Under that rigorous standard, a lot of projects were eliminated, but "this one was not, because it really fit with a lot of key goals the company had," he says. The in-house bank helped Lucent cut the number of systems it supported. Treasury now runs just a couple of systems, down from five to six. It helped Lucent become more efficient and automate more processes, Gibbens says. "Those things all justified continuing to do this during a very challenging time for our industry and our company."
It did, however, require a great deal of juggling. One of the biggest problems: maintaining the expertise needed at the same time that the departments involved were reducing their head count. D'Amelio notes that some of the people working on the in-house bank "were so committed that they did this–which was a full-time effort in my mind–in addition to their day jobs."
Gibbens says the in-house bank was actually a plus for the restructuring effort because the efficiencies it enabled allowed treasury to function well with fewer people. Today, there are 27 people responsible for Lucent's core treasury functions, down from about 50 before the company's restructuring. "Without the rationalizing we did in systems and processes, we would have introduced way too much risk into the system as we downsized," Gibbens says. "The in-house bank enabled us to add control as we downsized."
Lucent's assistant treasurer, Denise McGlone, who oversees the core treasury functions, says consolidating systems eliminated a lot of the reconciliation of data from different systems that treasury had to do previously. "The fact that the in-house bank has a lot of infrastructure that allows automated accounting entries and provides an auditing trail, as opposed to Excel spreadsheets, is very helpful," McGlone adds. She also cites the increased visibility, noting that she can now "pull up one screen that shows me globally where our cash is, what we're doing with it and where our FX risk is." The improvements also mean treasury has more time for value-added work despite the decline in its head count, Gibbens says.
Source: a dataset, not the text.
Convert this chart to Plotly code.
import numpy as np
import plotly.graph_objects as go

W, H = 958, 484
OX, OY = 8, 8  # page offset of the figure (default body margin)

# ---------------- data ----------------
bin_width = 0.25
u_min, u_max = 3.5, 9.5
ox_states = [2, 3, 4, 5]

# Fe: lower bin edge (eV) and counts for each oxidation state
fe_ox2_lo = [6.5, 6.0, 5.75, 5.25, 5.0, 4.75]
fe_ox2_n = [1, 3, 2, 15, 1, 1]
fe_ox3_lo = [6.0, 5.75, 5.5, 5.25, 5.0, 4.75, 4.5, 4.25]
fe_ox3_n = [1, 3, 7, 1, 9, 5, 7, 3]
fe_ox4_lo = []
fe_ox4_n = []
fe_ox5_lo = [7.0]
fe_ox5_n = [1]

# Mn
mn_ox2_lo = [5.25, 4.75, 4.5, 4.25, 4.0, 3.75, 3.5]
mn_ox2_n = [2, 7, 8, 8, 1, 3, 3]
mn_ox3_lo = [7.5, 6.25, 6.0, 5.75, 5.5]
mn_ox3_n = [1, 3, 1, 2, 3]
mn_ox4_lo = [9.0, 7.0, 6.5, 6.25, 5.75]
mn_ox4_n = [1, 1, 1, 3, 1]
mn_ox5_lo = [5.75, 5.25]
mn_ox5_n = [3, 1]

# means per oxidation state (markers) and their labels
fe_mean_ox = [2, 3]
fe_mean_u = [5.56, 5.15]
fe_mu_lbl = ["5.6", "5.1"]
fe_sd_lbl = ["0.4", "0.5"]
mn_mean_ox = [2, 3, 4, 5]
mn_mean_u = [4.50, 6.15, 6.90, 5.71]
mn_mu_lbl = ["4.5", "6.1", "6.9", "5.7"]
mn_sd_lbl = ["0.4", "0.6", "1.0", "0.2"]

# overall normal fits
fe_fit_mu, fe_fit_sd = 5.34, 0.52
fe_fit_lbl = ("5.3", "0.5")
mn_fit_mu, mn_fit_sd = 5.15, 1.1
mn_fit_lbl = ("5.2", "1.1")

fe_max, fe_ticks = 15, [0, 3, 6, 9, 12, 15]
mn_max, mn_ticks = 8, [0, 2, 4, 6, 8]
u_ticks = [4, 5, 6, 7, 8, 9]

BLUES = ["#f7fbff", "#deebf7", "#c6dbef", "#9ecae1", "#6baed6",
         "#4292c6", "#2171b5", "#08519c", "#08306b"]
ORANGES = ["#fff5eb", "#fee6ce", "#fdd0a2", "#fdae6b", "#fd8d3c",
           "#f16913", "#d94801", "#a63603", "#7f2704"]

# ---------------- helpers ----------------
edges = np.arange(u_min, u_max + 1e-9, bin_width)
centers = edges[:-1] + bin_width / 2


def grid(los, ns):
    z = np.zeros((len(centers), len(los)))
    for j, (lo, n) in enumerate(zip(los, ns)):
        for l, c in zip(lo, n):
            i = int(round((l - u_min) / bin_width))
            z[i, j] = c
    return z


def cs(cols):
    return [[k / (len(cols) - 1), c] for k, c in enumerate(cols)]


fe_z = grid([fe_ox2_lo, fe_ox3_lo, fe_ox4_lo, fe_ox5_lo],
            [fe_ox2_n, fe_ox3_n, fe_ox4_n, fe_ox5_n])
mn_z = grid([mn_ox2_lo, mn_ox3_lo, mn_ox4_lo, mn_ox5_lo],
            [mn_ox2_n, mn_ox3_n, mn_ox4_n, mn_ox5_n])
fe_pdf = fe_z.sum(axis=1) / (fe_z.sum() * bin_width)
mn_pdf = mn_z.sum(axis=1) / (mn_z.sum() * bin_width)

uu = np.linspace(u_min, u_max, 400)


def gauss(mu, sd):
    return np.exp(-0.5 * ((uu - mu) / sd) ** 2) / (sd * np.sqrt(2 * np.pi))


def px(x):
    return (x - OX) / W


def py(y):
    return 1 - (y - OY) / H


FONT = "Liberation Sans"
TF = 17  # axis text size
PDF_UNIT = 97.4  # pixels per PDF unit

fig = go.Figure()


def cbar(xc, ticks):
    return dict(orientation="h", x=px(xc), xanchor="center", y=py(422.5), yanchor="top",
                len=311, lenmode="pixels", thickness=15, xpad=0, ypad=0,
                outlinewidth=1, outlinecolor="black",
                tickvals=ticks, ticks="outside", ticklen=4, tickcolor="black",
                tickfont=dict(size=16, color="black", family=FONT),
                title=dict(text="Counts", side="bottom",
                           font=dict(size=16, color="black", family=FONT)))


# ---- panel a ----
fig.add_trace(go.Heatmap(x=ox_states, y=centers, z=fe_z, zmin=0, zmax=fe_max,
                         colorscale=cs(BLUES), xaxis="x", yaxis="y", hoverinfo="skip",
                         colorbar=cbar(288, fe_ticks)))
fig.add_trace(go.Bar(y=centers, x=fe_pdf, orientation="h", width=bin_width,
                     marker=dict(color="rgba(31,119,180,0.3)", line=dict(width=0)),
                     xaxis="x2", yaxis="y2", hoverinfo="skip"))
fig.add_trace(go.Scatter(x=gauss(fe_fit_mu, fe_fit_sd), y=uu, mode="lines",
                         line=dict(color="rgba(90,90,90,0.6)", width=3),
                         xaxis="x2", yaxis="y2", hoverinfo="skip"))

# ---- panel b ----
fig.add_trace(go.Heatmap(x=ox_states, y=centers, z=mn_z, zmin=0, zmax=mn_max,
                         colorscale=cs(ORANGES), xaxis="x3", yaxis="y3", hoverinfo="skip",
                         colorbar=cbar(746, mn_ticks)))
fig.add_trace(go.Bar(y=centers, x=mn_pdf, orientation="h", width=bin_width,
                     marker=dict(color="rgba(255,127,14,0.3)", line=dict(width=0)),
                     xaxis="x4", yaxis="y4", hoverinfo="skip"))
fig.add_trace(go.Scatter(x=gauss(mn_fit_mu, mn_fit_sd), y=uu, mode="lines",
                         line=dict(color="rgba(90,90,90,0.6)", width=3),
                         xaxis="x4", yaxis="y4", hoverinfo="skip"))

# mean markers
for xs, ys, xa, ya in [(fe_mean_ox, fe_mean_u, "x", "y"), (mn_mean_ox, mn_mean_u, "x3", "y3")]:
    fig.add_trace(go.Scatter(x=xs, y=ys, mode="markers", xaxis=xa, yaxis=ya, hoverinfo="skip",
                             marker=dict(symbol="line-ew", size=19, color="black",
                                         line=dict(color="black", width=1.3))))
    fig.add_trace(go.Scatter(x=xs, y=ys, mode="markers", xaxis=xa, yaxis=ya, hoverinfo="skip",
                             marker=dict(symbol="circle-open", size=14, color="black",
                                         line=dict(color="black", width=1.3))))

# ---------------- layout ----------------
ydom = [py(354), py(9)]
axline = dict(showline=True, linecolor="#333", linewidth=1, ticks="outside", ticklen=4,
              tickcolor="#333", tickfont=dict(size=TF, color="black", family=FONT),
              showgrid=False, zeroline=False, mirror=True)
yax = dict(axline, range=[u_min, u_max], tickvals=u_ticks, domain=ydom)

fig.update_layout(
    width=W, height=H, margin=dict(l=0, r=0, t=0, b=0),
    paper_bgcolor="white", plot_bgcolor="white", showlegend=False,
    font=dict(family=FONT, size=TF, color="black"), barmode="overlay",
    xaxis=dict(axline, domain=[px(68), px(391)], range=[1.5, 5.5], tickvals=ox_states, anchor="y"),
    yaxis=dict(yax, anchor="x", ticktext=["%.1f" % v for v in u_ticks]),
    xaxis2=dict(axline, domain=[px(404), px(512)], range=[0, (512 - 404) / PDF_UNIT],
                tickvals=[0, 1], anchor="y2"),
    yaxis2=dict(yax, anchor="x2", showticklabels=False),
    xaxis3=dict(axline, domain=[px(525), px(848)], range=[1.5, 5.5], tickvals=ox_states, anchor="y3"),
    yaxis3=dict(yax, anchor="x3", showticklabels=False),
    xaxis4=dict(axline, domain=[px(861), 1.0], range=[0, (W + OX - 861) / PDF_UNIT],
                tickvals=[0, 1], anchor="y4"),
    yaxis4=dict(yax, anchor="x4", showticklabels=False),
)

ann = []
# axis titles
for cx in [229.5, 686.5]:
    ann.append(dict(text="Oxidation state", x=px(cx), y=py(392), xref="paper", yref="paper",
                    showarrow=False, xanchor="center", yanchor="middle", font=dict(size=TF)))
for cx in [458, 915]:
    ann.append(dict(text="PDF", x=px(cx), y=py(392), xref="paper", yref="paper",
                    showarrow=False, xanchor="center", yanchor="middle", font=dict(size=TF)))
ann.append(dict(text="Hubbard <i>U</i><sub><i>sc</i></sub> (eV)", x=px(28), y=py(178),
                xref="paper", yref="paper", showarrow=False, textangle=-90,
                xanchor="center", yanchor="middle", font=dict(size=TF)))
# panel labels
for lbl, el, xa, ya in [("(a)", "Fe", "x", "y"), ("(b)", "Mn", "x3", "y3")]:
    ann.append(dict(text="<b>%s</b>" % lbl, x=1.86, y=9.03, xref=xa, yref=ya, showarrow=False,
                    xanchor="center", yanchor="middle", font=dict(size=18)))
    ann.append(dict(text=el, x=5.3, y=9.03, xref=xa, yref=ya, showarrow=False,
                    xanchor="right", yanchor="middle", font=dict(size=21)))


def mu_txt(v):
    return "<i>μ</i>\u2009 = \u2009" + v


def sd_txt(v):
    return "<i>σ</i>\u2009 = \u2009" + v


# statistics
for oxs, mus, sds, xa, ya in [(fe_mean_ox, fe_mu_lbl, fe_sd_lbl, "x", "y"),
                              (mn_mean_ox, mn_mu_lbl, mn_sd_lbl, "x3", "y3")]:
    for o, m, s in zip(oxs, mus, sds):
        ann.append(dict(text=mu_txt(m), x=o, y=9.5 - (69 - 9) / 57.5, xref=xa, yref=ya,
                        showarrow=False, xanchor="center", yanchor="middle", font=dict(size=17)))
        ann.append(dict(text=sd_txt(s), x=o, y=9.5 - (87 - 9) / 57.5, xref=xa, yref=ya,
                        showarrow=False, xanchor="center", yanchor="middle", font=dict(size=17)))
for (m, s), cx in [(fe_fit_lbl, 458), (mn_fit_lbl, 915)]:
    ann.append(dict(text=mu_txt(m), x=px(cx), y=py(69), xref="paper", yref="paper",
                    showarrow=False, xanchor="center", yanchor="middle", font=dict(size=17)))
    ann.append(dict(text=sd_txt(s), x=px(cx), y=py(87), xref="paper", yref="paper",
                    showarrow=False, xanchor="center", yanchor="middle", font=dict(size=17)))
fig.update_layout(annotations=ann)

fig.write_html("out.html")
The in-house bank was implemented in phases starting in 2002. Gibbens says the multiyear time frame was necessary given the complexity of the project, which required not only new technology, but also the restructuring of processes that involved many different parts of the company. "You needed all these pieces to be in place–new policies, setting up legal entities, setting up bank account structures," he says.
PREPARING FOR THEIR NEXT MOVE
The in-house bank also provided Lucent with the structure it needed to embark on another major project that is now underway, the shift to a sales commissionaire model for the company's overseas subsidiaries. Currently, when those units make sales, they buy the products from U.S. subsidiaries and resell them–a process that ties up working capital. In a sales commissionaire model, all the sales made by overseas subsidiaries are filled by a single legal entity, which then pays a fee to the subsidiaries for their sales efforts.
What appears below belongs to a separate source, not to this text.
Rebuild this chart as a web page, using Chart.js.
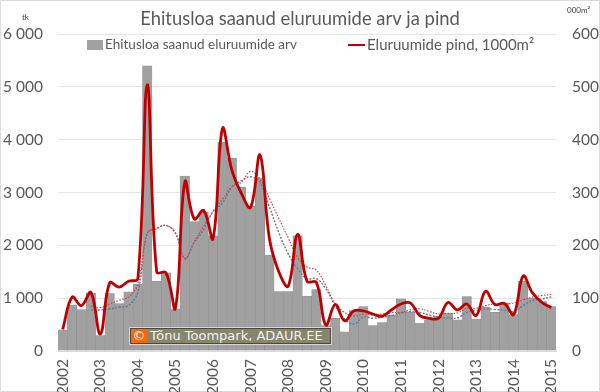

The sales commissionaire structure is a fairly common best practice among technology companies, Gibbens says. "If you reduce volatility at the legal entity level, instead of having lots of little pockets of cash, it allows all of that to be brought up to one entity, where we can manage it much more efficiently." While treasury's focus is the sales commissionaire model's ability to free up working capital, it also reduces the overhead and work involved in maintaining the subsidiaries, he says.
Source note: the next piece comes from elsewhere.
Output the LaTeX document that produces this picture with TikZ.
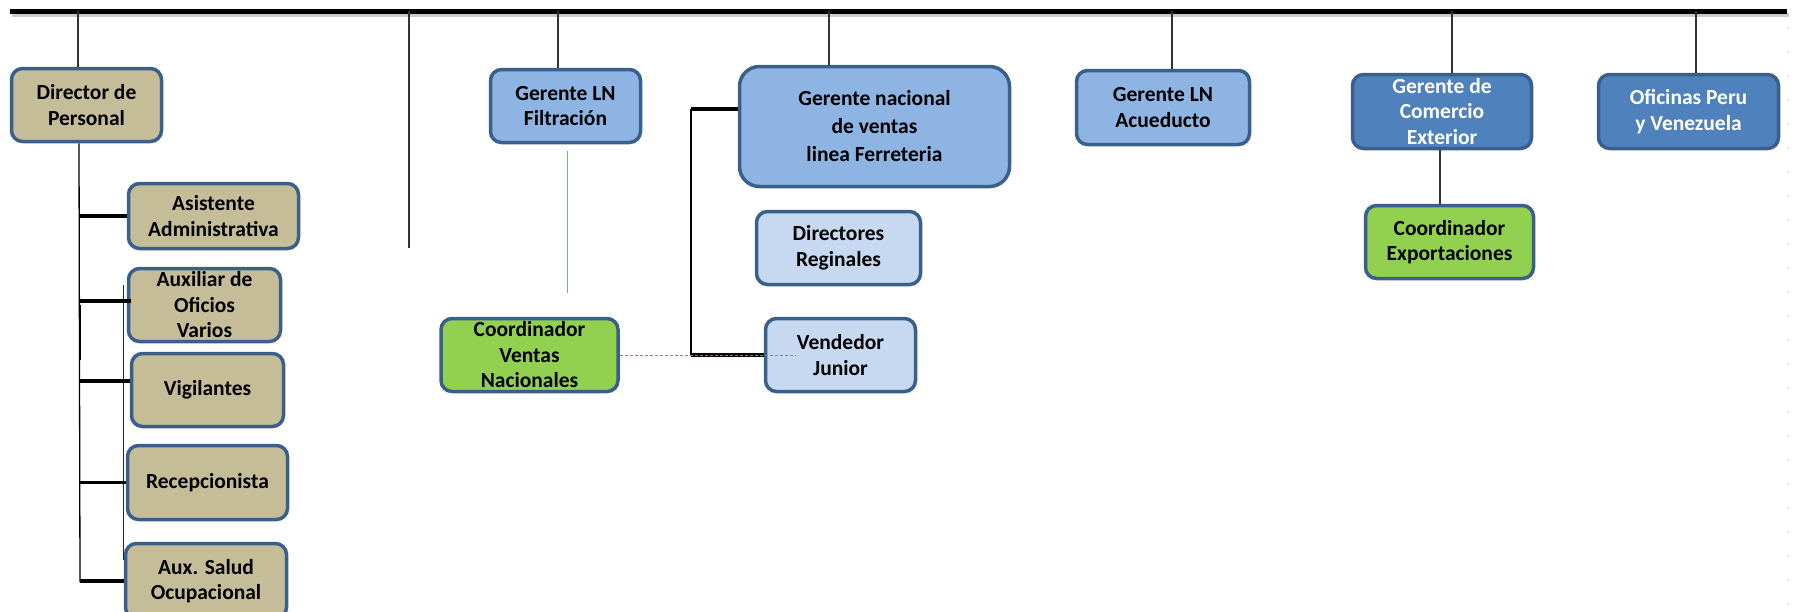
\documentclass[tikz,border=0pt]{standalone}
\usepackage{fontspec}
\setmainfont{Carlito}
\definecolor{bord}{HTML}{3A5F8B}
\definecolor{tanf}{HTML}{C4BD97}
\definecolor{lbf}{HTML}{8EB4E3}
\definecolor{vlbf}{HTML}{C6D9F1}
\definecolor{dbf}{HTML}{4F81BD}
\definecolor{grf}{HTML}{92D050}
\definecolor{lineblue}{HTML}{7FA3D0}
\definecolor{dashblue}{HTML}{5B8BC9}
\begin{document}
\begin{tikzpicture}[x=1pt,y=-1pt,
  orgbox/.style={draw=bord, line width=3.5pt, rounded corners=11pt, align=center, inner sep=0pt,
     font=\fontsize{21.5}{25.5}\selectfont\bfseries, text=black},
  tanbox/.style={orgbox, fill=tanf},
  lbbox/.style={orgbox, fill=lbf},
  vlbbox/.style={orgbox, fill=vlbf},
  dbbox/.style={orgbox, fill=dbf, text=white},
  grbox/.style={orgbox, fill=grf},
  drop/.style={draw=black!80, line width=1.3pt},
  stub/.style={draw=black, line width=3.5pt},
  vline/.style={draw=black, line width=1.3pt},
]
\useasboundingbox (0,0) rectangle (1794,611);
\clip (0,0) rectangle (1794,611);

% top bar
\coordinate (barL) at (10,11);
\coordinate (barR) at (1787,11);
\draw[line width=4pt, black!20] ([xshift=2pt,yshift=-4pt]barL) -- ([xshift=2pt,yshift=-4pt]barR);
\draw[line width=5pt, black] (barL) -- (barR);

% right faint dotted line
\coordinate (dotA) at (1788,28);
\coordinate (dotB) at (1788,605);
\draw[black!30, line width=0.8pt, dash pattern=on 1pt off 23pt] (dotA) -- (dotB);

% nodes
\node[tanbox, minimum width=150pt, minimum height=73pt] (dir) at (86.5,105) {Director de\\Personal};
\node[tanbox, minimum width=170pt, minimum height=65pt] (asis) at (213.5,216) {Asistente\\Administrativa};
\node[tanbox, minimum width=152pt, minimum height=73pt] (aux) at (204.5,305) {Auxiliar de\\Oficios\\Varios};
\node[tanbox, minimum width=152pt, minimum height=73pt] (vig) at (207.5,390) {Vigilantes};
\node[tanbox, minimum width=160pt, minimum height=74pt] (rec) at (207.5,482.5) {Recepcionista};
\node[tanbox, minimum width=161pt, minimum height=75pt] (sal) at (206,581) {Aux. Salud\\Ocupacional};

\node[lbbox, minimum width=150pt, minimum height=73pt] (filt) at (565.5,106) {Gerente LN\\Filtración};
\node[grbox, minimum width=177pt, minimum height=73pt] (cv) at (529.5,355) {Coordinador\\Ventas\\Nacionales};
\node[lbbox, minimum width=270pt, minimum height=120pt, rounded corners=20pt,
      font=\fontsize{21.5}{28}\selectfont\bfseries] (gn) at (874.5,126.5) {Gerente nacional\\de ventas\\linea Ferreteria};
\node[vlbbox, minimum width=164pt, minimum height=73pt] (dr) at (838.5,248) {Directores\\Reginales};
\node[vlbbox, minimum width=150pt, minimum height=73pt] (vj) at (840.5,355) {Vendedor\\Junior};

\node[lbbox, minimum width=173pt, minimum height=74pt] (acu) at (1163,107.5) {Gerente LN\\Acueducto};
\node[dbbox, minimum width=179pt, minimum height=74pt] (com) at (1442,111.5) {Gerente de\\Comercio\\Exterior};
\node[grbox, minimum width=168pt, minimum height=73pt] (exp) at (1449.5,242) {Coordinador\\Exportaciones};
\node[dbbox, minimum width=180pt, minimum height=74pt] (ofi) at (1688.5,111.5) {Oficinas Peru\\y Venezuela};

% drops from the bar
\coordinate (t1) at (78,11);
\coordinate (t2) at (409,11);
\coordinate (t2b) at (409,248);
\coordinate (t3) at (558,11);
\coordinate (t4) at (829,11);
\coordinate (t5) at (1172,11);
\coordinate (t6) at (1452,11);
\coordinate (t7) at (1696,11);
\draw[drop] (t1) -- (t1 |- dir.north);
\draw[drop] (t2) -- (t2b);
\draw[drop] (t3) -- (t3 |- filt.north);
\draw[drop] (t4) -- (t4 |- gn.north);
\draw[drop] (t5) -- (t5 |- acu.north);
\draw[drop] (t6) -- (t6 |- com.north);
\draw[drop] (t7) -- (t7 |- ofi.north);

% left bracket of Director de Personal
\coordinate (lv) at (79,143);
\coordinate (lvb) at (80,582);
\draw[vline] (lv |- dir.south) -- (lvb);
\coordinate (lvt1) at (80,305);
\coordinate (lvt2) at (80,360);
\draw[line width=2.2pt] (lvt1) -- (lvt2);
\coordinate (l2a) at (123,285);
\coordinate (l2b) at (123,560);
\draw[line width=1pt, black!85] (l2a) -- (l2b);
\draw[stub] (asis.west -| lv) -- (asis.west);
\draw[stub] ([yshift=4pt]aux.west -| lvb) -- ([yshift=4pt,xshift=4pt]aux.west);
\draw[stub] ([yshift=9pt]vig.west -| lv) -- ([yshift=9pt]vig.west);
\draw[stub] (rec.west -| lvb) -- (rec.west);
\draw[stub] (sal.west -| lvb) -- (sal.west);

% Filtracion to Coordinador ventas (thin blue)
\coordinate (cvtop) at (567,293);
\coordinate (cvbot) at (567,151);
\draw[lineblue, line width=1pt] (cvbot) -- (cvtop);

% Gerente nacional bracket
\coordinate (gx) at (691,109);
\draw[stub] ([yshift=17.5pt]gn.west) -- (gx);
\draw[line width=2pt] (gx) -- (gx |- vj.west);
\draw[stub] (gx |- vj.west) -- (vj.west);

% dashed blue line
\coordinate (dend) at (795,355);
\draw[dashblue, line width=1pt, dash pattern=on 3pt off 2pt] (cv.east) -- (dend);

% Comercio to Exportaciones
\draw[drop] ([xshift=-2pt]com.south) -- ([xshift=-2pt]com.south |- exp.north);
\end{tikzpicture}
\end{document}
The in-house bank was just one of the ways that treasury helped Lucent weather the storm. D'Amelio also cites the recapitalization of the company's balance sheet, an effort that began in 2002. Since then, Lucent has repurchased about $2.4 billion of its outstanding securities. "The net result is that we've saved about $150 million a year in interest," he says. The in-house bank is saving the company $4 million to $5 million a year in banking fees, D'Amelio adds. "They both affect the income statement and our cash flow positively. And the increased control and visibility over cash flows and risk enabled by the [in-house bank] are immeasurable."